BAKN Soroti SILPA Aceh Sebesar Rp 1 Triliun
Wakil Ketua Badan Akuntabilitas Keuangan Negara (BAKN) DPR RI Ahmad Syaikhu. Foto: Nadya/rni
Wakil Ketua Badan Akuntabilitas Keuangan Negara (BAKN) DPR RI Ahmad Syaikhu, menyoroti peran Pemerintah Provinsi Aceh dalam merencanakan program Dana Otonomi Khusus Aceh (DOKA) yang dirasa kurang efektif dalam pelaksanaannya, sehingga menyisakan Sisa Lebih Pembiayaan Anggaran Tahun Berkenaan (SILPA) hampir Rp 1 triliun pada tahun 2017 yang mengendap di kas daerah.
“Saya meminta Pemerintah Aceh untuk memperbaiki pelaksanaan penyerapan DOKA ini. Jangan sampai, terjadi seperti tahun 2017 di mana penyerapan DOKA tidak optimal yang hampir Rp 1 triliun menjadi SILPA. Hal ini sangat disayangkan karena akan memperlambat pertumbuhan ekonomi Aceh,” katanya usai mengikuti pertemuan Tim Kunjungan Kerja BAKN DPR RI dengan Sekretaris Daerah Aceh beserta jajaran, di Kantor Gubernur Aceh, Banda Aceh, Rabu (20/11/2019).

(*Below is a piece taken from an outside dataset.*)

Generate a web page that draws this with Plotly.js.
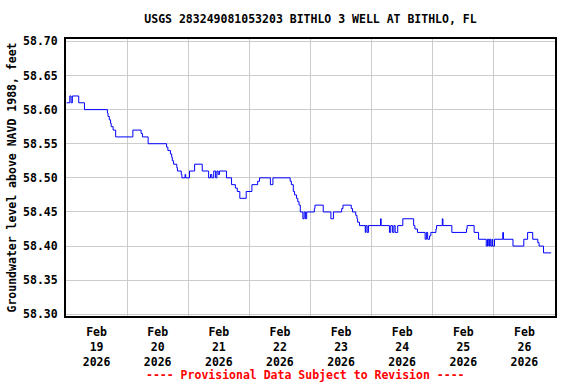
<!DOCTYPE html>
<html>
<head>
<meta charset="utf-8">
<script src="https://cdn.plot.ly/plotly-3.0.1.min.js"></script>
<style>html,body{margin:0;padding:0;background:#fff;}#chart{width:576px;height:384px;}</style>
</head>
<body>
<div id="chart"></div>
<script>
// Hours since 2026-02-19 00:00 and groundwater level (ft above NAVD 1988)
const hours = [0.25,1.5,2,2.5,5,7.25,16.25,16.5,17,17.5,17.75,18.5,19.5,26.25,29.5,30,32.25,
  39.5,40,41,41.5,41.75,42.25,43.5,43.75,45.25,45.5,46.75,47,48.5,50.5,53.5,
  56,56.75,57.25,58,58.75,59.25,59.75,60.25,63,65,66.5,67.25,68.25,70.75,73,75.25,76,80.25,81.25,
  88,88.5,89.25,89.75,90.5,91,91.5,92,93,93.5,94,94.5,97.5,97.75,101,104,105,108.25,108.75,
  112,112.5,113.75,114.25,114.5,115.25,117.5,117.75,118.25,118.75,123.5,123.75,127,127.5,128.25,128.75,129.25,130.25,
  132.25,136.5,137,138,141,141.5,142,142.75,143.25,145.25,145.5,147.75,148,151.5,157.25,157.5,160.25,162,
  165,165.5,166,166.25,166.75,167.25,167.5,168.25,171.5,171.75,175.5,179.75,181.25,183.25,185.25,185.75,187.5,190.5];
const levels = [58.61,58.62,58.61,58.62,58.61,58.60,58.595,58.59,58.585,58.58,58.575,58.57,58.56,58.57,58.565,58.56,58.55,
  58.545,58.54,58.535,58.53,58.525,58.52,58.515,58.51,58.505,58.50,58.505,58.50,58.51,58.52,58.51,
  58.50,58.505,58.50,58.51,58.50,58.51,58.505,58.51,58.50,58.49,58.485,58.48,58.47,58.48,58.49,58.495,58.50,58.49,58.50,
  58.495,58.49,58.48,58.475,58.47,58.465,58.46,58.45,58.44,58.45,58.44,58.45,58.455,58.46,58.45,58.44,58.45,58.455,58.46,
  58.455,58.45,58.445,58.44,58.435,58.43,58.42,58.43,58.42,58.43,58.44,58.43,58.42,58.43,58.42,58.43,58.42,58.43,
  58.44,58.43,58.425,58.42,58.41,58.42,58.41,58.415,58.42,58.425,58.43,58.44,58.43,58.42,58.425,58.43,58.42,58.41,
  58.40,58.41,58.40,58.41,58.40,58.41,58.40,58.41,58.42,58.41,58.40,58.41,58.42,58.41,58.405,58.40,58.39,58.39];
const dayLabels = ['19','20','21','22','23','24','25','26'];
const monthLabel = 'Feb';
const yearLabel = '2026';
const yTicks = [58.30,58.35,58.40,58.45,58.50,58.55,58.60,58.65,58.70];

const startMs = Date.UTC(2026,1,19);
function toDate(h){ return new Date(startMs + h*3600000).toISOString().replace('T',' ').slice(0,19); }
const xs = hours.map(toDate);
const tickVals = dayLabels.map((d,i)=>toDate(i*24+12));
const gridVals = dayLabels.map((d,i)=>toDate(i*24)).concat([toDate(192)]);
const tickText = dayLabels.map(d=>monthLabel+'<br>'+d+'<br>'+yearLabel);

const fnt = {family:'DejaVu Sans Mono, monospace', size:11.5, color:'#000', weight:'bold'};
const xr = [toDate(0), toDate(192)];

const data = [{
  x: xs, y: levels, type:'scatter', mode:'lines',
  line:{color:'#0000ff', width:1, shape:'hv'}, hoverinfo:'skip'
}];
const layout = {
  width:576, height:384,
  margin:{l:66, r:21, t:39, b:68},
  paper_bgcolor:'#fff', plot_bgcolor:'#fff',
  showlegend:false,
  font: fnt,
  title:{text:'USGS 283249081053203 BITHLO 3 WELL AT BITHLO, FL', font:fnt, x:0.5, xref:'paper', y:0.95, yanchor:'middle'},
  xaxis:{type:'date', range:xr, tickmode:'array', tickvals:tickVals, ticktext:tickText, tickfont:fnt,
    ticks:'outside', ticklen:4, tickcolor:'rgba(0,0,0,0)', showgrid:false,
    minor:{tickmode:'array', tickvals:gridVals, showgrid:true, gridcolor:'#cccccc', gridwidth:1, ticks:''},
    showline:true, mirror:true, linecolor:'#000', linewidth:2, zeroline:false},
  yaxis:{range:[58.2975,58.7035], tickmode:'array', tickvals:yTicks, ticktext:yTicks.map(v=>v.toFixed(2)),
    showgrid:true, gridcolor:'#cccccc', gridwidth:1, showline:true, mirror:true, linecolor:'#000', linewidth:2,
    ticks:'outside', ticklen:4, tickcolor:'rgba(0,0,0,0)', tickfont:fnt, zeroline:false,
    title:{text:'Groundwater level above NAVD 1988, feet', font:fnt, standoff:4}},
  annotations:[{text:'---- Provisional Data Subject to Revision ----', xref:'paper', yref:'paper', x:0.49, y:-0.213,
    xanchor:'center', yanchor:'middle', showarrow:false, font:{family:fnt.family, size:11.5, color:'#ff0000', weight:'bold'}}]
};
Plotly.newPlot('chart', data, layout, {staticPlot:true, displayModeBar:false});
</script>
</body>
</html>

Syaikhu menjelaskan, Provinsi Aceh sendiri telah menerima kucuran DOKA sejak tahun 2008. Secara kumulatif sampai dengan tahun 2019 DOKA yang telah dikucurkan berjumlah Rp 73,3 triliun. DOKA digunakan untuk membantu Pemerintah Aceh dalam upaya pembiayaan pembangunan dan pemerliharaan infrastruktur, pemberdayaan ekonomi rakyat, pengentasan kemiskinan, serta pendanaan pendidikan, sosial dan kesehatan masyarakat Aceh pasca konflik dan bencana.

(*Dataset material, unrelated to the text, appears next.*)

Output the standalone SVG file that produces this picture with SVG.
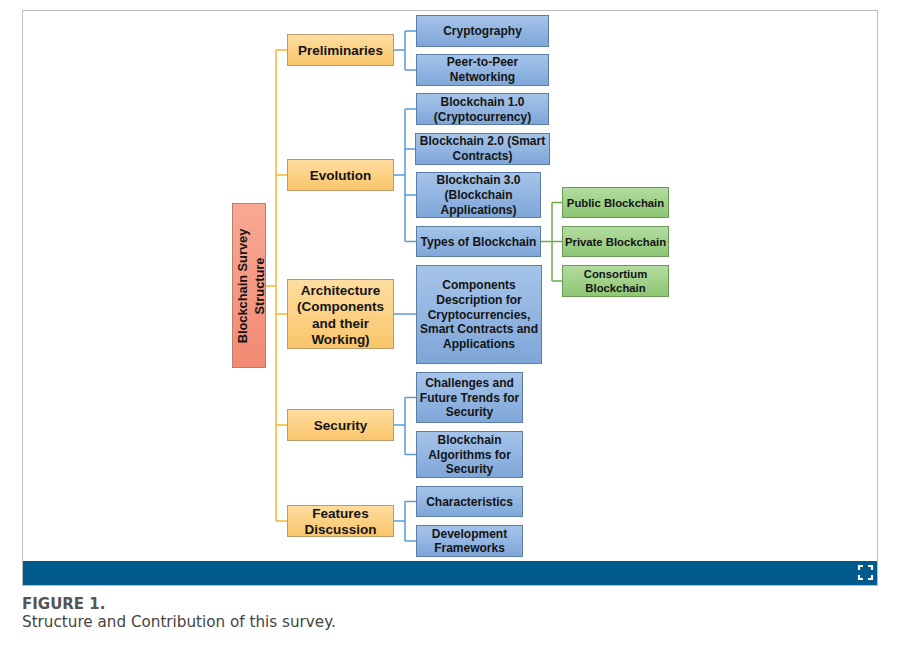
<svg xmlns="http://www.w3.org/2000/svg" width="897" height="650" viewBox="0 0 897 650">
<defs>
<linearGradient id="gOr" x1="0" y1="0" x2="0" y2="1"><stop offset="0" stop-color="#fedda0"/><stop offset="1" stop-color="#f9c56a"/></linearGradient>
<linearGradient id="gBl" x1="0" y1="0" x2="0" y2="1"><stop offset="0" stop-color="#a6c4ea"/><stop offset="1" stop-color="#7ea6d8"/></linearGradient>
<linearGradient id="gGr" x1="0" y1="0" x2="0" y2="1"><stop offset="0" stop-color="#b3dca0"/><stop offset="1" stop-color="#8dc672"/></linearGradient>
<linearGradient id="gPk" x1="0" y1="0" x2="0" y2="1"><stop offset="0" stop-color="#f9a894"/><stop offset="1" stop-color="#f28a72"/></linearGradient>
<style>
.t{font-family:"Liberation Sans",Arial,sans-serif;font-weight:bold;fill:#141414;text-anchor:middle}
.o{fill:url(#gOr);stroke:#b99b6b;stroke-width:1}
.b{fill:url(#gBl);stroke:#5d7ea4;stroke-width:1}
.g{fill:url(#gGr);stroke:#6c9a55;stroke-width:1}
.p{fill:url(#gPk);stroke:#b5806f;stroke-width:1}
.to{font-size:13.5px}
.tb{font-size:12px}
.tg{font-size:11.3px}
.co{stroke:#f7b52c;stroke-width:1.5;fill:none}
.cb{stroke:#5b9bd5;stroke-width:1.5;fill:none}
.cg{stroke:#70ad47;stroke-width:1.5;fill:none}
.cap{font-family:"DejaVu Sans",Verdana,sans-serif}
</style>
</defs>
<rect x="0" y="0" width="897" height="650" fill="#ffffff"/>
<rect x="22.5" y="10.5" width="855" height="575" fill="#ffffff" stroke="#bdbdbd" stroke-width="1"/>
<rect x="23" y="561" width="854" height="24" fill="#005a8c"/>
<g fill="none" stroke="#ffffff" stroke-width="2.2">
<path d="M859,570 V566 H863 M868,566 H872 V570 M872,575 V579 H868 M863,579 H859 V575"/>
</g>
<text class="cap" x="22" y="609" font-size="15" font-weight="bold" fill="#555555">FIGURE 1.</text>
<text class="cap" x="22" y="627" font-size="15.2" fill="#444444">Structure and Contribution of this survey.</text>

<g id="connectors">
<path class="co" d="M266,286 H276 M276,50 V521 M276,50 H287 M276,175 H287 M276,314 H287 M276,425 H287 M276,521 H287"/>
<path class="cb" d="M394,50 H405 M405,31 V70 M405,31 H416 M405,70 H416"/>
<path class="cb" d="M394,175 H405 M405,109 V241.5 M405,109 H416 M405,149 H415 M405,195 H416 M405,241.5 H416"/>
<path class="cb" d="M394,314 H416"/>
<path class="cb" d="M394,425 H405 M405,397.5 V454.5 M405,397.5 H416 M405,454.5 H416"/>
<path class="cb" d="M394,521 H405 M405,501.5 V541 M405,501.5 H416 M405,541 H416"/>
<path class="cg" d="M541,241.5 H562 M552,202.5 V281 M552,202.5 H562 M552,281 H562"/>
</g>

<g id="root">
<rect class="p" x="232.5" y="203.5" width="33" height="164"/>
<g transform="translate(249,286) rotate(-90)">
<text class="t" x="0" y="-2" font-size="12.8px">Blockchain Survey</text>
<text class="t" x="0" y="15" font-size="12.8px">Structure</text>
</g>
</g>

<g id="preliminaries"><rect class="o" x="287.5" y="34.5" width="106" height="31"/><text class="t to" x="340.5" y="54.5">Preliminaries</text></g>
<g id="evolution"><rect class="o" x="287.5" y="159.5" width="106" height="31"/><text class="t to" x="340.5" y="179.5">Evolution</text></g>
<g id="architecture"><rect class="o" x="287.5" y="279.5" width="106" height="69"/>
<text class="t to" x="340.5" y="294.5">Architecture</text><text class="t to" x="340.5" y="311">(Components</text><text class="t to" x="340.5" y="327.5">and their</text><text class="t to" x="340.5" y="344">Working)</text></g>
<g id="security"><rect class="o" x="287.5" y="409.5" width="106" height="31"/><text class="t to" x="340.5" y="429.5">Security</text></g>
<g id="features"><rect class="o" x="287.5" y="505.5" width="106" height="31"/><text class="t to" x="340.5" y="518">Features</text><text class="t to" x="340.5" y="534">Discussion</text></g>

<g id="cryptography"><rect class="b" x="416.5" y="15.5" width="132" height="31"/><text class="t tb" x="482.5" y="35">Cryptography</text></g>
<g id="p2p"><rect class="b" x="416.5" y="54.5" width="132" height="31"/><text class="t tb" x="482.5" y="66">Peer-to-Peer</text><text class="t tb" x="482.5" y="80.5">Networking</text></g>
<g id="bc1"><rect class="b" x="416.5" y="93.5" width="132" height="31"/><text class="t tb" x="482.5" y="105.5">Blockchain 1.0</text><text class="t tb" x="482.5" y="120.5">(Cryptocurrency)</text></g>
<g id="bc2"><rect class="b" x="415.5" y="133.5" width="134" height="31"/><text class="t tb" x="482.5" y="145">Blockchain 2.0 (Smart</text><text class="t tb" x="482.5" y="160">Contracts)</text></g>
<g id="bc3"><rect class="b" x="416.5" y="172.5" width="124" height="45"/><text class="t tb" x="478.5" y="184">Blockchain 3.0</text><text class="t tb" x="478.5" y="199">(Blockchain</text><text class="t tb" x="478.5" y="214">Applications)</text></g>
<g id="types"><rect class="b" x="416.5" y="226.5" width="124" height="30"/><text class="t tb" x="478.5" y="245.5">Types of Blockchain</text></g>
<g id="components"><rect class="b" x="416.5" y="265.5" width="125" height="98"/>
<text class="t tb" x="479" y="289">Components</text><text class="t tb" x="479" y="304">Description for</text><text class="t tb" x="479" y="318.5">Cryptocurrencies,</text><text class="t tb" x="479" y="333">Smart Contracts and</text><text class="t tb" x="479" y="348">Applications</text></g>
<g id="challenges"><rect class="b" x="416.5" y="372.5" width="106" height="50"/><text class="t tb" x="469.5" y="387">Challenges and</text><text class="t tb" x="469.5" y="401.5">Future Trends for</text><text class="t tb" x="469.5" y="416">Security</text></g>
<g id="algorithms"><rect class="b" x="416.5" y="431.5" width="106" height="46"/><text class="t tb" x="469.5" y="444">Blockchain</text><text class="t tb" x="469.5" y="459">Algorithms for</text><text class="t tb" x="469.5" y="473">Security</text></g>
<g id="characteristics"><rect class="b" x="416.5" y="486.5" width="106" height="30"/><text class="t tb" x="469.5" y="505.5">Characteristics</text></g>
<g id="frameworks"><rect class="b" x="416.5" y="525.5" width="106" height="31"/><text class="t tb" x="469.5" y="538">Development</text><text class="t tb" x="469.5" y="552">Frameworks</text></g>

<g id="public"><rect class="g" x="562.5" y="187.5" width="106" height="30"/><text class="t tg" x="615.5" y="206.5">Public Blockchain</text></g>
<g id="private"><rect class="g" x="562.5" y="226.5" width="106" height="30"/><text class="t tg" x="615.5" y="245.5">Private Blockchain</text></g>
<g id="consortium"><rect class="g" x="562.5" y="265.5" width="106" height="31"/><text class="t tg" x="615.5" y="277.5">Consortium</text><text class="t tg" x="615.5" y="291.5">Blockchain</text></g>
</svg>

Menurut politisi Fraksi PKS ini, realisasi DOKA yang baru dilakukan menjelang akhir tahun dapat menyulitkan dalam penyediaan barang dan jasa. Hal ini terbukti dengan adanya temuan dari Badan Pemeriksa Keuangan (BPK) terkait pengadaan barang dengan spesifikasi tertentu yang sulit dipenuhi.

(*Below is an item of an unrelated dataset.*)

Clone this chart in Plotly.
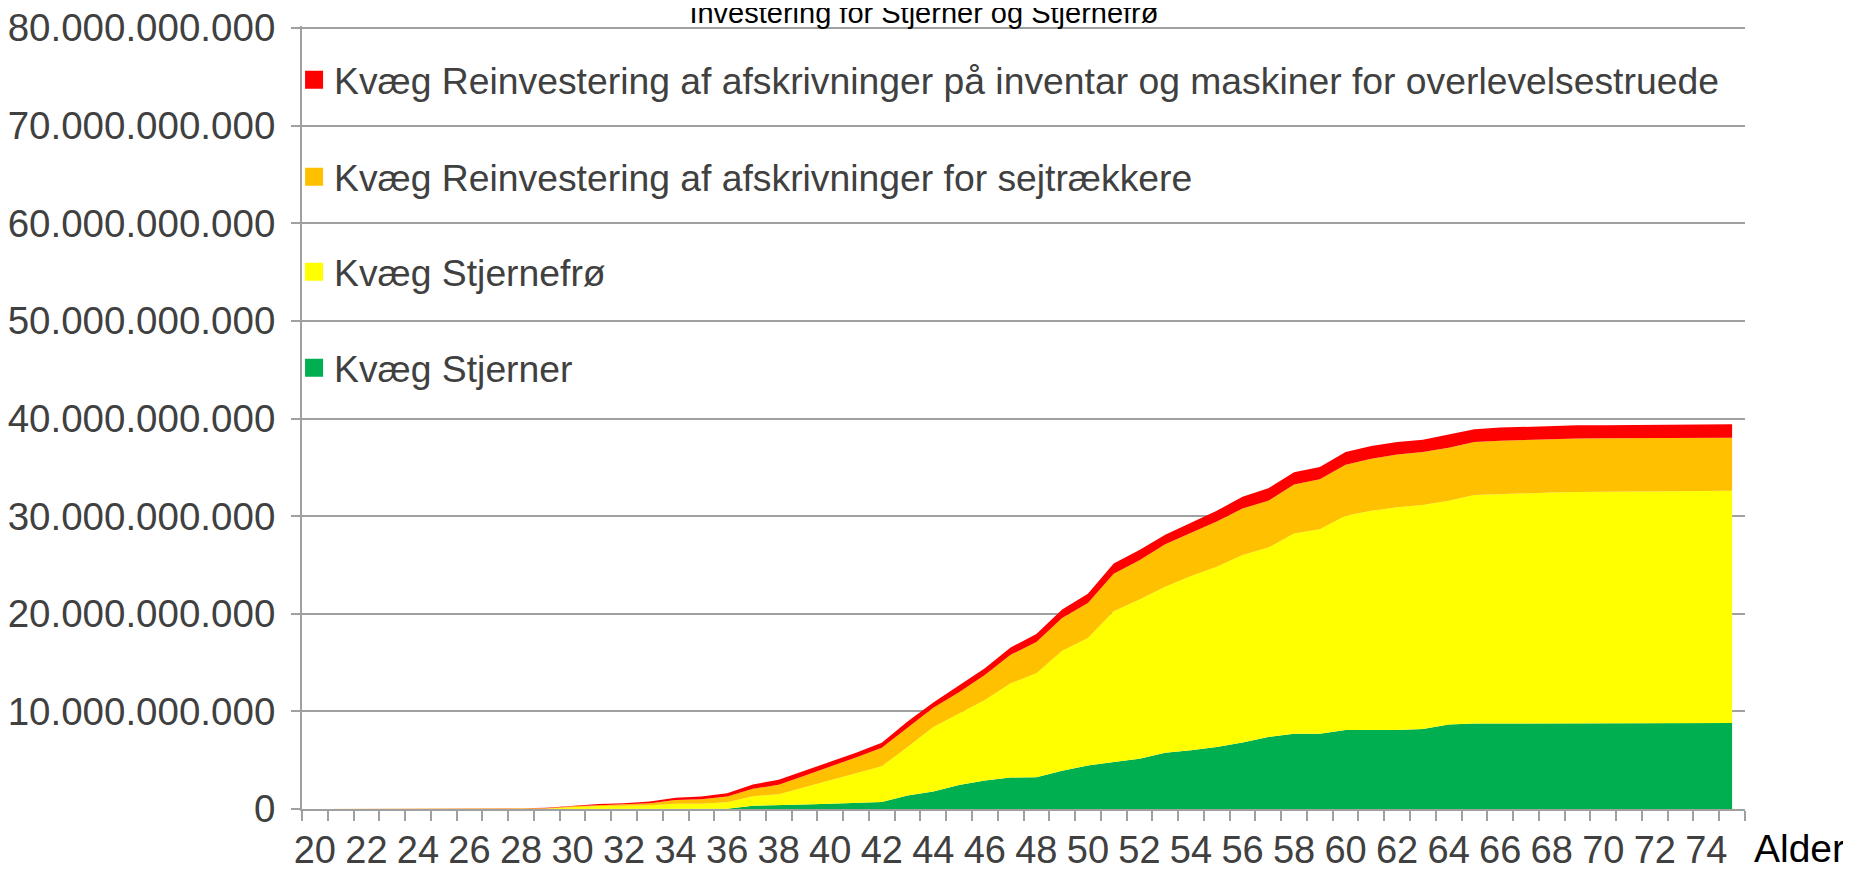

“Saya melihat inilah ke depan yang harus direncanakan dengan sebaik-baiknya oleh Pemprov Aceh, sehingga program otonomi khusus ini terencana dengan baik, pelaksanaannya juga sedemikian baik. Insya Allah dana yang besar ini akan mampu kemudian mengefektifkan untuk kaitan peningkatan pemberdayaan ekonomi yang diharapkan, di samping meningkatkan kesejahteraan, bagi warga masyarakat Aceh,” jelasnya.
DOKA untuk otonomi khusus saat ini mengalami break event, di mana menurut Syaikhu, Aceh pada tahun 2000 angka kemiskinan berada di 15 persen, kemudian meningkat hingga 32 persen karena konflik dan bencana alam, dan saat ini kembali di angka 15 persen. Oleh karenanya, ia mengimbau sampai akhir pendanaan DOKA di tahun 2027 nantinya, Pemprov Aceh harus mampu meningkatkan sesuai dengan perkembangan daerah dan provinsi lainnya.
“Itulah harapan kami, dan kalaupun misalnya sampai dengan 2027 masih belum bisa terlaksana, maka Pemerintah Provinsi Aceh perlu membuat skema exit-nya seperti apa. Agar perkembangan ekonomi di Aceh tidak tertinggal jauh dengan provinsi-provinsi lain di indonesia,” tutupnya sembari berharap pembahasan DOKA bagi Aceh perlu dimasukkan ke Program Legislasi Nasional (Prolegnas), tentu saja bergantung pada keberlangsungan Aceh di masa mendatang. (ndy/es)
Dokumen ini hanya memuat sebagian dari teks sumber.